The year ended with stock market volatility and a government shutdown, two events that left many wondering what to expect for 2019. Overall, 2018 was a strong growth year, especially for commercial real estate, an industry that was the beneficiary of material rent growth and price appreciation. While the year ended on a somewhat chaotic note, the underlying economic fundamentals that drove growth throughout the year are still in place to drive continued growth in 2019.

“2019 will be interesting. Through the fourth quarter, we have had material volatility—as much volatility as we have had since 2015 and 2016, when the market pulled back,” Bill Fishel, the senior managing director and co-head of the Los Angeles office at HFF, tells GlobeSt.com. “Internally, the topic of conversation has been focused on the divergence between public markets and quarterly financials or private company financials. The feedback that we are getting from ground is that this was a very profitable quarter. When you look at fundamentals like job growth, population growth and the unemployment rate, it feels like there is going to be the potential for us to rebound and grow out of this recent volatility.”

Along with sustained economic growth, the concerns around global trade and geopolitics and public sentiment related to the length of the recovery, which is on track to be the longest in US economic history, will also graduate to 2019. Fishel, who notes that he is absent a crystal ball, says that the good outweighs the bad. “If you take all of those things and put them into a blender, you can look at what is being priced into the market and what is available and make really educated and informed bets based on really good information and underwritable trends,” he says.

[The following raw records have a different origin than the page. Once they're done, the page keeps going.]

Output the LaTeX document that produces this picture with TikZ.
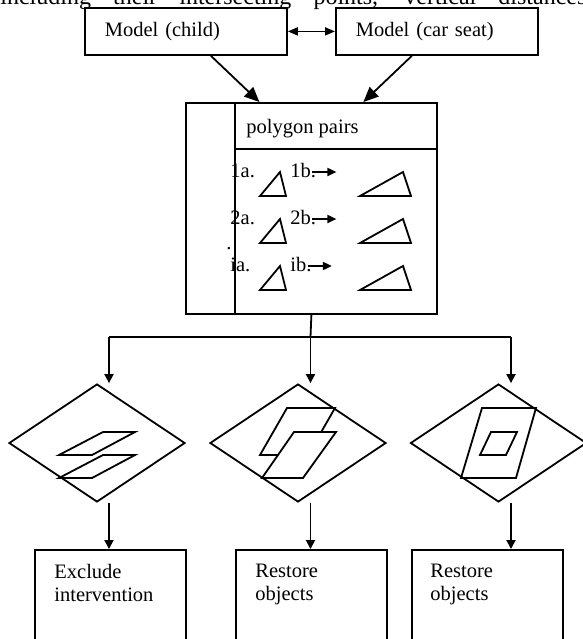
\documentclass[tikz,border=0pt]{standalone}
\usepackage{fontspec}
\setmainfont{Liberation Serif}
\usetikzlibrary{arrows.meta,shapes.geometric}

\tikzset{
  boxline/.style={line width=0.9pt},
  txt/.style={anchor=base west, inner sep=0pt},
  topbox/.style={draw, boxline, anchor=north west, minimum height=23.5pt,
    text width=81pt, inner xsep=10pt, align=left},
  pairbox/.style={draw, boxline, anchor=north west, minimum width=125.5pt,
    minimum height=105.5pt, inner sep=0pt},
  outbox/.style={draw, boxline, anchor=north west, minimum width=75.5pt,
    minimum height=66pt, inner sep=0pt},
  decide/.style={draw, boxline, diamond, minimum width=88pt,
    minimum height=59pt, inner sep=0pt},
  bigarr/.style={boxline, -{Triangle[length=7.5pt,width=6.5pt]}},
  downarr/.style={boxline, -{Triangle[length=4.5pt,width=4.5pt]}},
  smallarr/.style={boxline, -{Triangle[length=4.5pt,width=4pt]}},
  dblarr/.style={boxline, {Triangle[length=5pt,width=4pt]}-{Triangle[length=5pt,width=4pt]}}
}

\begin{document}
\begin{tikzpicture}[x=0.5pt, y=-0.5pt, every node/.style={font=\fontsize{10.25}{11.5}\selectfont}]
  \useasboundingbox (0,0) rectangle (583,639);

  % line of the running text above the figure
  \node[txt, font=\fontsize{12}{14}\selectfont] (runtext) at (0,4.5)
    {\makebox[293pt][s]{including their intersecting points, vertical distances}};

  % the two models
  \node[topbox] (child) at (84,7) {Model (child)};
  \node[topbox] (seat) at (335,7) {Model (car seat)};
  \draw[dblarr] (child) -- (seat); % both ways

  % box of polygon pairs
  \node[pairbox] (pp) at (185,102) {};
  \draw[boxline] ([shift={(50,0)}]pp.north west) -- ([shift={(50,0)}]pp.south west);
  \draw[boxline] ([shift={(50,47)}]pp.north west) -- ([shift={(0,47)}]pp.north east);
  \node[txt] (pphead) at (246,133) {polygon pairs};
  \draw[bigarr] ([shift={(25,0)}]child.south) -- ([shift={(-52,0)}]pp.north);
  \draw[bigarr] ([shift={(-25,0)}]seat.south) -- ([shift={(52,0)}]pp.north);

  % pairs 1a/1b, 2a/2b, ia/ib
  \node[txt] (a1) at (230,177.5) {1a.};
  \node[txt] (b1) at (290,177.5) {1b.};
  \draw[smallarr] ([shift={(-4,-5.5)}]b1.base east) -- +(24,0);
  \draw[boxline] (260,196) -- (286,196) -- (280,172) -- cycle; % small one
  \draw[boxline] (360,196) -- (411,196) -- (403,172) -- cycle; % large one

  \node[txt] (a2) at (230,224.5) {2a.};
  \node[txt] (b2) at (290,224.5) {2b.};
  \draw[smallarr] ([shift={(-4,-5.5)}]b2.base east) -- +(24,0);
  \draw[boxline] (260,243) -- (286,243) -- (280,219) -- cycle;
  \draw[boxline] (360,243) -- (411,243) -- (403,219) -- cycle;

  \node[txt] (dot) at (226,249) {.};

  \node[txt] (ai) at (230,271.5) {ia.};
  \node[txt] (bi) at (290,271.5) {ib.};
  \draw[smallarr] ([shift={(-4,-5.5)}]bi.base east) -- +(24,0);
  \draw[boxline] (260,290) -- (286,290) -- (280,266) -- cycle;
  \draw[boxline] (360,290) -- (411,290) -- (403,266) -- cycle;

  % branching into three checks
  \coordinate (bus1) at (109,337);
  \coordinate (bus2) at (310.5,337);
  \coordinate (bus3) at (511,337);
  \draw[boxline] (pp.south) -- (bus2);
  \draw[boxline] (bus1) -- (bus3);

  \node[decide] (d1) at (97,443) {};
  \node[decide] (d2) at (298,443) {};
  \node[decide] (d3) at (498.5,443) {};
  \draw[downarr] (bus1) -- (d1.north -| bus1);
  \draw[downarr] (bus2) -- (d2.north -| bus2);
  \draw[downarr] (bus3) -- (d3.north -| bus3);

  % apart
  \draw[boxline] (59,455) -- (92,455) -- (135,432) -- (103,432) -- cycle;
  \draw[boxline] (59,478) -- (92,478) -- (135,455) -- (103,455) -- cycle;
  % overlapping
  \draw[boxline] (260,455) -- (308,455) -- (335,408) -- (287,408) -- cycle;
  \draw[boxline, fill=white] (262,478) -- (303,478) -- (336,432) -- (294,432) -- cycle;
  % one inside the other
  \draw[boxline] (461,478) -- (516,478) -- (536,408) -- (482,408) -- cycle;
  \draw[boxline] (480,455) -- (506,455) -- (517,432) -- (491,432) -- cycle;

  % outcomes
  \node[outbox] (ex) at (34,549) {};
  \node[outbox] (re1) at (235,549) {};
  \node[outbox] (re2) at (411,549) {};
  \draw[downarr] (d1.south -| bus1) -- (ex.north -| bus1);
  \draw[downarr] (d2.south -| bus2) -- (re1.north -| bus2);
  \draw[downarr] (d3.south -| bus3) -- (re2.north -| bus3);
  \node[anchor=north west, inner sep=0pt, align=left] (ext) at ([shift={(20,15)}]ex.north west) {Exclude\\intervention};
  \node[anchor=north west, inner sep=0pt, align=left] (re1t) at ([shift={(20,15)}]re1.north west) {Restore\\objects};
  \node[anchor=north west, inner sep=0pt, align=left] (re2t) at ([shift={(19,15)}]re2.north west) {Restore\\objects};
\end{tikzpicture}
\end{document}
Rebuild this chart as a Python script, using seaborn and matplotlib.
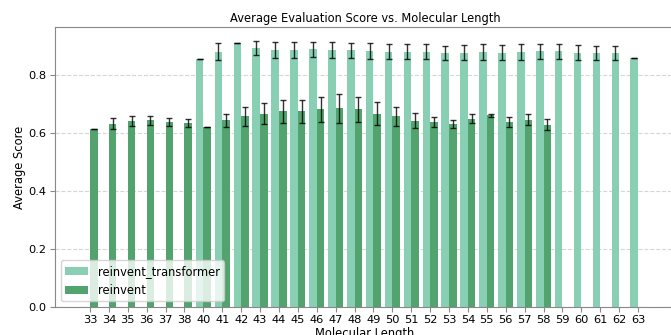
import pandas as pd
import matplotlib
matplotlib.use("Agg")
import matplotlib.pyplot as plt
import seaborn as sns
import numpy as np

# Молекулярные длины (39 отсутствует)
lengths = [33, 34, 35, 36, 37, 38, 40, 41, 42, 43, 44, 45, 46, 47, 48, 49, 50,
           51, 52, 53, 54, 55, 56, 57, 58, 59, 60, 61, 62, 63]

# reinvent_transformer: средний балл и разброс (None = нет данных)
transformer_mean = [None, None, None, None, None, None, 0.852, 0.879, 0.907, 0.892,
                    0.884, 0.885, 0.887, 0.884, 0.883, 0.882, 0.878, 0.878, 0.879,
                    0.875, 0.875, 0.878, 0.876, 0.878, 0.880, 0.880, 0.876, 0.875,
                    0.875, 0.856]
transformer_err = [None, None, None, None, None, None, 0.0, 0.029, 0.0, 0.025,
                   0.028, 0.028, 0.026, 0.028, 0.026, 0.028, 0.026, 0.026, 0.027,
                   0.025, 0.026, 0.028, 0.026, 0.028, 0.026, 0.026, 0.025, 0.024,
                   0.024, 0.0]

# reinvent
reinvent_mean = [0.613, 0.631, 0.641, 0.642, 0.637, 0.633, 0.620, 0.642, 0.656, 0.666,
                 0.673, 0.673, 0.680, 0.684, 0.680, 0.666, 0.656, 0.641, 0.636,
                 0.630, 0.648, 0.660, 0.638, 0.645, 0.628, None, None, None, None, None]
reinvent_err = [0.0, 0.018, 0.017, 0.016, 0.015, 0.013, 0.0, 0.024, 0.033, 0.036,
                0.038, 0.038, 0.043, 0.049, 0.044, 0.040, 0.034, 0.026, 0.018,
                0.013, 0.016, 0.005, 0.017, 0.018, 0.018, None, None, None, None, None]

models = ["reinvent_transformer", "reinvent"]
colors = {"reinvent_transformer": "#88cfb3", "reinvent": "#52a36e"}

rows = []
for name, means, errs in [("reinvent_transformer", transformer_mean, transformer_err),
                          ("reinvent", reinvent_mean, reinvent_err)]:
    for length, m, e in zip(lengths, means, errs):
        if m is not None:
            rows.append({"length": str(length), "score": m, "err": e, "model": name})
df = pd.DataFrame(rows)

fig = plt.figure(figsize=(6.71, 3.35), dpi=100)
ax = fig.add_axes([0.082, 0.0836, 0.924, 0.835])

order = [str(l) for l in lengths]
sns.barplot(data=df, x="length", y="score", hue="model", hue_order=models,
            order=order, palette=colors, saturation=1, errorbar=None, ax=ax, zorder=2)

# Планки погрешностей по позициям столбцов
for container, name in zip(ax.containers, models):
    sub = df[df["model"] == name].set_index("length")
    for bar in container:
        h = bar.get_height()
        if np.isnan(h):
            continue
        cx = bar.get_x() + bar.get_width() / 2
        idx = int(round(cx))
        err = sub.loc[order[idx], "err"]
        ax.errorbar(cx, h, yerr=err, fmt="none", ecolor="black", elinewidth=1,
                    capsize=2.5, capthick=1, alpha=0.8, zorder=3)

ax.set_xlim(-1.85, 30.96)
ax.set_title("Average Evaluation Score vs. Molecular Length", fontsize=8.3, pad=3.5)
ax.set_xlabel("Molecular Length", fontsize=8.3, labelpad=1)
ax.set_ylabel("Average Score", fontsize=8.3, labelpad=2)
ax.tick_params(labelsize=8.2, color="#888888", pad=2.5)
ax.yaxis.grid(True, linestyle="--", color="#cccccc", alpha=0.8, zorder=0)
ax.set_axisbelow(True)
for s in ax.spines.values():
    s.set_color("#888888")

ax.legend(loc="lower left", fontsize=8.3, title=None)

fig.savefig("out.png", dpi=100)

There will always be risks in real estate investing. That is true in even the best bull run, but as you look deeper into the nuances of the current market, the fundamentals only look better, with few red flags on the horizon. “When you get into the fundamentals of the market, there is nothing on a standalone basis that is catalyzing an asymmetric downside,” adds Fishel. “We think that there are plenty of risks in any market, but there are also a set of really compelling, very optimistic fundamental data points that our clients are paying attention to.”

The view-from-the-top perspective mirrors this cautious optimism, a term that has become the pseudo catch-phrase of real estate investors playing this late in the cycle. The general consensus: things are still good but the risk is rising. “We have the benefit of interacting every single day with some of the largest owners and investors of capital in the world, and the benefits of that insight is tremendous,” says Fishel. “The big banks on Wall Street and private equity firms are forecasting 20% to 25% chance of recession in 2019, but the overwhelming expectation is that you continue to grow less quickly. For public equity valuations, that should actually have incremental upside in an economy.”

While it isn’t likely to hit in 2019, this cycle’s end will be very different from the last round. Most experts, like Fishel, agree that the next downturn, when it does arrive, will pale in comparison to the financial crisis. “A lot of the mantras that we hear from our clients are ‘defensive investing’ and ‘maintaining discipline,’” says Fishel. “That is what feels very different this cycle from last cycle, where you really do have fundamental underwriting input that bodes well for the sustainability of the cycle.”